Читатель, например, узнает, что у автора рецензируемой книги «до сих пор сладко становится во рту», когда он вспоминает Щёлы – «участок голых песков», располагающийся «чуть южнее Кызыла, сразу за взлётно-посадочными полосами аэропорта». Именно в этой, казалось бы, малопригодной для жизни местности растёт «вкуснющая, ароматная» черёмуха с крупными, мясистыми ягодами, которую в детстве мемуарист-исследователь со своими друзьями и родственниками собирал вёдрами.
Одной черёмухой, конечно, сыт не будешь, поэтому Сенчин рисует удивительно красочную панораму Тувы, включающую в себя буквально всё, что необходимо для превращения этого региона в туристическую Мекку. Хотя родина писателя и не превышает по своим размерам Грецию, в ней «есть и тундра с карликовыми берёзами и пихтами, и песчаные пустыни с барханами и верблюдами; в изобилии горные реки, солёные озёра с целебными грязями, радоновые источники; водятся северные олени; имеется нечто, очень напоминающее джунгли; возвышаются горы, притягивающие альпинистов».

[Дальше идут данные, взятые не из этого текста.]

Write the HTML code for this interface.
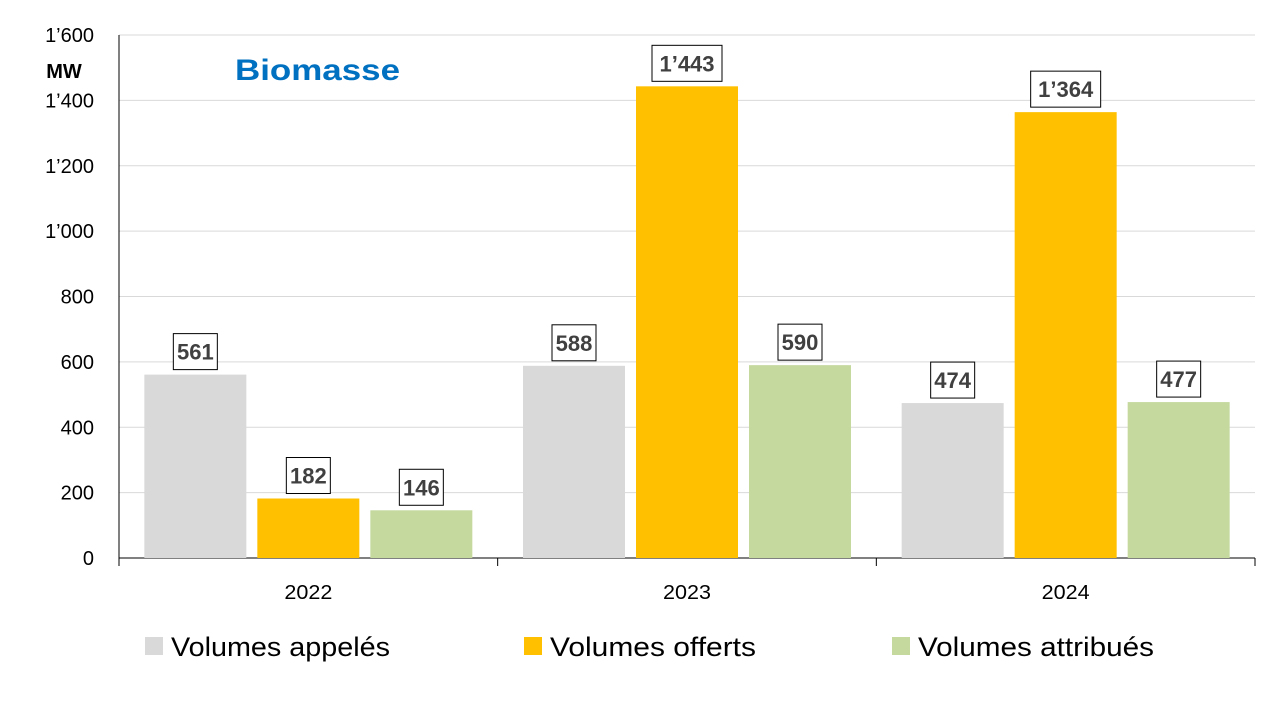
<!DOCTYPE html>
<html><head><meta charset="utf-8"><style>
body{margin:0;background:#fff;}
svg text{font-family:"Liberation Sans",sans-serif;}
</style></head><body>
<svg id="c" width="1280" height="720" xmlns="http://www.w3.org/2000/svg">
<text x="235" y="80" font-size="30" font-weight="bold" fill="#0070C0" textLength="165" lengthAdjust="spacingAndGlyphs">Biomasse</text>
<text x="64" y="78" font-size="20" font-weight="bold" fill="#000" text-anchor="middle">MW</text>
</svg>
<script>
const categories=["2022","2023","2024"];
const seriesNames=["Volumes appelés","Volumes offerts","Volumes attribués"];
const appeles=[561,588,474];
const offerts=[182,1443,1364];
const attribues=[146,590,477];
const yTicks=[0,200,400,600,800,1000,1200,1400,1600];
const yTickLabels=["0","200","400","600","800","1’000","1’200","1’400","1’600"];
const colors=["#D9D9D9","#FFC000","#C5D99F"];
const NS="http://www.w3.org/2000/svg";
const svg=document.getElementById('c');
const x0=119,x1=1255,yb=558,yt=35,ymax=1600;
const y=v=>yb-(v/ymax)*(yb-yt);
const cw=(x1-x0)/categories.length;
function mk(t,a){const e=document.createElementNS(NS,t);for(const k in a)e.setAttribute(k,a[k]);svg.appendChild(e);return e;}
yTicks.forEach((v,i)=>{
  if(v>0){const g=mk('line',{x1:x0,x2:x1,y1:y(v),y2:y(v),stroke:'#D9D9D9','stroke-width':1});
  
  }
  const t=mk('text',{x:94,y:y(v)+7,'font-size':20,'text-anchor':'end',fill:'#000'});
  t.textContent=yTickLabels[i];
  
  
});
const ax=mk('line',{x1:x0,x2:x0,y1:yt,y2:yb,stroke:'#000','stroke-width':1});


const xa=mk('line',{x1:x0,x2:x1,y1:yb,y2:yb,stroke:'#000','stroke-width':1});


for(let i=0;i<=categories.length;i++){
  const tk=mk('line',{x1:x0+i*cw,x2:x0+i*cw,y1:yb,y2:yb+8,stroke:'#000'});
  
  
}
const series=[appeles,offerts,attribues];
const bw=102,gap=11;
categories.forEach((c,ci)=>{
  const cx=x0+ci*cw+cw/2;
  const t=mk('text',{x:cx,y:599,'font-size':20,'text-anchor':'middle',fill:'#000',textLength:48,lengthAdjust:'spacingAndGlyphs'});
  t.textContent=c;
  
  
  series.forEach((s,si)=>{
    const v=s[ci];
    const bx=cx+(si-1)*(bw+gap)-bw/2;
    const r=mk('rect',{x:bx,y:y(v),width:bw,height:yb-y(v),fill:colors[si]});
    
    
    const lbl=v>=1000?Math.floor(v/1000)+'’'+String(v%1000).padStart(3,'0'):String(v);
    const w=lbl.length>3?70:44;
    const bxr=mk('rect',{x:bx+bw/2-w/2,y:y(v)-41,width:w,height:36,fill:'#fff',stroke:'#000','stroke-width':1});
    
    
    const vt=mk('text',{x:bx+bw/2,y:y(v)-15,'font-size':22,'font-weight':'bold','text-anchor':'middle',fill:'#404040'});
    vt.textContent=lbl;
    
    
  });
});
const legX=[145,524,892];
const legW=[219,206,236];
seriesNames.forEach((n,i)=>{
  const r=mk('rect',{x:legX[i],y:637,width:18,height:18,fill:colors[i]});
  
  
  const t=mk('text',{x:legX[i]+26,y:656,'font-size':27,fill:'#000',textLength:legW[i],lengthAdjust:'spacingAndGlyphs'});
  t.textContent=n;
  
  
});
</script>
</body></html>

Не меньшей пестротой и разнородностью отличается и этническая карта Тувы. Коренные жители, проповедующие, как правило, ламаизм, «по внешнему виду похожи на бурят и монголов, но есть среди них и те, кто напоминает финно-угров». В разряд «русских» в Туве традиционно привыкли включать представителей самых разных национальностей, переселившихся в республику во времена советских строек, – «от собственно русских и украинцев до армян и грузин». Есть на территории Тувы и миниатюрное Беловодское царство, состоящее из староверов и находящееся в верхнем течении Малого Енисея. Называется этот заповедный угол древнего благочестия Верховьём, и любопытен он прежде всего тем, что «пассивное, а иногда активное сопротивление советской власти» продолжалось в нём вплоть «до падения самой советской власти».
Несмотря на столь экзотическую ауру, нынешняя Тува в полной мере сохраняет родовые черты того агонизирующего государственного образования, которое именуется Российской Федерацией. Так, «воздушное сообщение между районами давно ушло в прошлое, действует лишь несколько рейсов (хотя лет двадцать назад «воздушное такси» было явлением обычным <явная хронологическая ошибка: речь должна идти не о двадцати, а о тридцати годах. – А.К.>), автобусных маршрутов тоже стало заметно меньше, водный пассажирский транспорт тоже практически перестал существовать»; «строительство жилья в Кызыле почти не наблюдается», «заводы и комбинаты не просто стоят, их растаскивают (да давно уже растащили), металл везут и везут «в Россию», в пунктах приёма деятельность кипит днём и ночью» и т.п.
Не стоит вместе с тем воспринимать сенчинскую «Туву» как неореалистический путеводитель по отдалённому региону, механически сочетающий под одной обложкой исторические экскурсы, описание достопримечательностей и обличение социальных язв.
По сути дела, созданный Сенчиным очерк представляет собой упражнение в жанре «устной истории» (oral history), с той только разницей, что Роман берёт интервью не у посторонних очевидцев тувинской жизни, а фактически у самого себя. Присутствие в тексте книжных или газетных выписок по тому или иному вопросу является не контрапунктом к основной лирической линии, которую упрямо ведёт Сенчин, а скорее ненавязчивым аккомпанементом, удачно оттеняющим мысли, воспоминания и ассоциации автора.
Благодаря столь ярко выраженному лирическому началу, не отменяющему, впрочем, характерной для Сенчина интеллектуальной въедливости, честности и беспристрастности, литература факта в «Туве» довольно часто уступает место грёзам памяти. Подчиняясь им, писатель «гуляет в воображении по улицам Кызыла, столицы Тувы, сидит на берегу Енисея, бегает по степи, готовит удочку для рыбалки», собирает черёмуху, «смотрит «Сыщика» в напоминающем сарай кинотеатре «Пионер»…»
И как-то незаметно черёмуха начинает источать запах сарсапарели, а Кызыл – приобретать черты воспетого Рэем Брэдбери Гринтауна. В этом подспудном художественном преображении реального географического пространства и заключается, на наш взгляд, главное достоинство сенчинской «Тувы».